Yatırımcılar açısından Türkiye, genç nüfus, yüksek tüketim potansiyeli, stratejik konum ve turizm hareketliliğiyle her geçen gün daha cazip hale geliyor. Dubai markalarının bu ilgisi, iki ülke arasında ticari ilişkilerin yeni bir döneme girdiğinin göstergesi olarak değerlendiriliyor.
### **Yeni Nesil Markalaşma Dönemi**
Dubai markalarının Türkiye’ye girişi yalnızca yatırım değil, aynı zamanda **markalaşma kültürüne katkı** anlamına da geliyor. Türk tüketicisi artık global kalite standartlarını talep ediyor. Bu durum, yerli markaları da kalite, hizmet ve müşteri deneyimi konusunda daha ileriye taşımaya zorluyor.
Bu sayede Türkiye’deki franchise ekosistemi hem uluslararası hem de yerel ölçekte büyüyerek, dünya franchise pazarında daha fazla söz sahibi olma yolunda ilerliyor.
### **Yatırımcılar Ne Yapmalı?**
Türkiye’de Dubai markalarıyla iş birliği yapmak isteyen yatırımcıların öncelikle sektörel analiz yapması gerekiyor. Her markanın hedef kitlesi, yatırım bedeli ve geri dönüş süresi farklılık gösteriyor. Ayrıca master franchise alacak kişilerin, sadece sermaye gücüne değil, aynı zamanda işletme yönetimi tecrübesine de sahip olması önemli.
Yatırımcıların bu süreçte dikkat etmesi gereken bazı kriterler:
* Markanın uluslararası itibarı ve başarısı
* Franchise desteği ve eğitim programı
* Türkiye pazarına uygunluk analizi
* Yasal süreçlerin netliği
* Geri dönüş süresi (ortalama 18 – 36 ay)

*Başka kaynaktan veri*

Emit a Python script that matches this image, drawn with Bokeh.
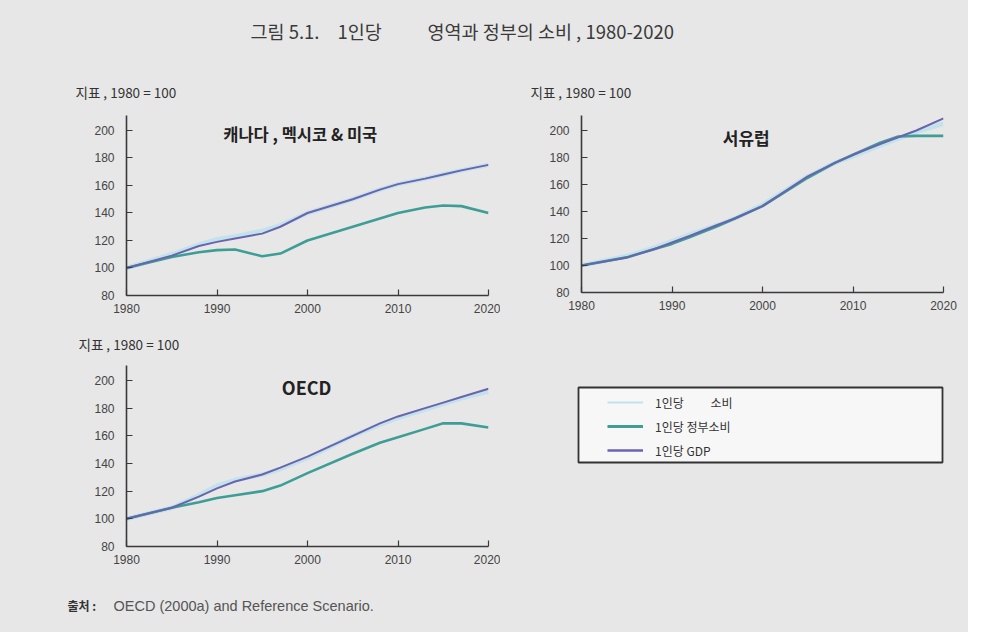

### **Sonuç: Türkiye, Körfez Sermayesinin Yeni Üssü** Dubai Markaları Türkiye’de Master Franchise Peşinde
Dubai markalarının Türkiye’de master franchise fırsatlarına yönelmesi, sadece ticari bir gelişme değil, aynı zamanda iki ülke arasındaki ekonomik ilişkilerin güçlenmesinin bir sonucu. Türkiye, artık sadece üretim ve tüketim ülkesi değil, aynı zamanda **marka yönetimi ve franchise geliştirme merkezi** haline geliyor.
Yerli yatırımcılar için bu dönemde atılacak doğru adımlar, uzun vadede hem yüksek kazanç hem de uluslararası marka deneyimi sunabilir. Dubai’nin yenilikçi markaları ile Türkiye’nin girişimci ruhu birleştiğinde, ortaya hem güçlü ticari iş birlikleri hem de sürdürülebilir bir ekonomik model çıkıyor.